When I implemented LU, I was initially hoping that partial pivoting
would be enough. What I say here is the results of my experiments. So
maybe I got something wrong, but aside from that possibility, I was
talking first-hand experience when saying that.
>I'm by no means an expert in
> numerical linear algebra, but the books I have (including Golub & Van Loan,
> Matrix Computations, 3e and Higham, Accuracy and Stability ..., 2e) say that
> partial pivoting should work fine.
At least Golub & van Loan do mention the numerical stability problem
of partial pivoting...
(plus I don't consider this book to be a solid reference on numerical
stability, e.g. with Keir we found a numerical stability issue in
their householder vector computation).
>> I think that LAPACK and GSL do a hybrid of partial and full pivoting
>> that I have yet to understand.
>
> That's not what their documentation says:
> http://netlib.org/lapack/lug/node38.html
> http://www.gnu.org/software/gsl/manual/html_node/LU-Decomposition.html
Ah OK. Here I was just repeating stuff I heared over IRC. So I don't
know. Perhaps they still do kind of a hybrid but don't mention it in
the docs.
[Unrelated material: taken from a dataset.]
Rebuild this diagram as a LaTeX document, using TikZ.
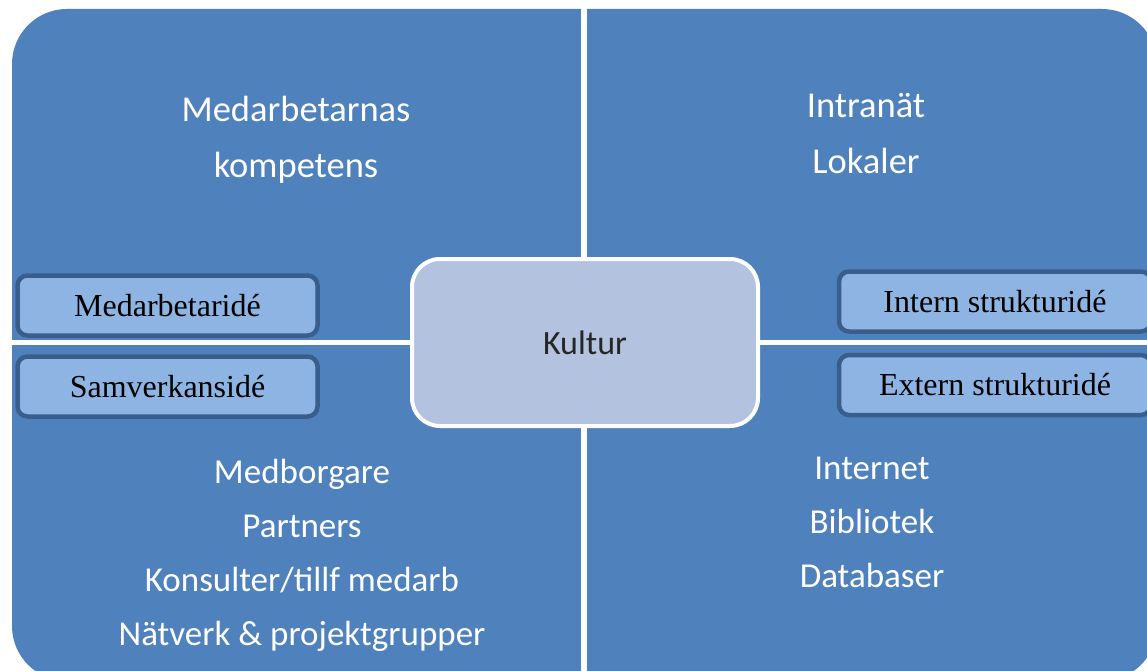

If they really do plain partial pivoting, then let's try
inverting, say, a 2000x2000 matrix, it will fail. For this reason I
doubt that they actually do plain partial pivoting.
> I think a 50% speedup is a worthwhile target. At least for vector solves,
> you can compute the residual and redo the computation with complete pivoting
> if necessary.
Here we're talking about a cubic complexity algorithm. So while a 50%
speedup sounds big, it just means that in the same time you handle a
matrix with 14% more rows and columns ( 1.5^(1/3) = 1.14). I want
Eigen to be easy to use and that implies prefering safeness over
performance.
Now let me retry my experiment with partial pivoting to see if it's
really unstable...
Cheers,
Benoit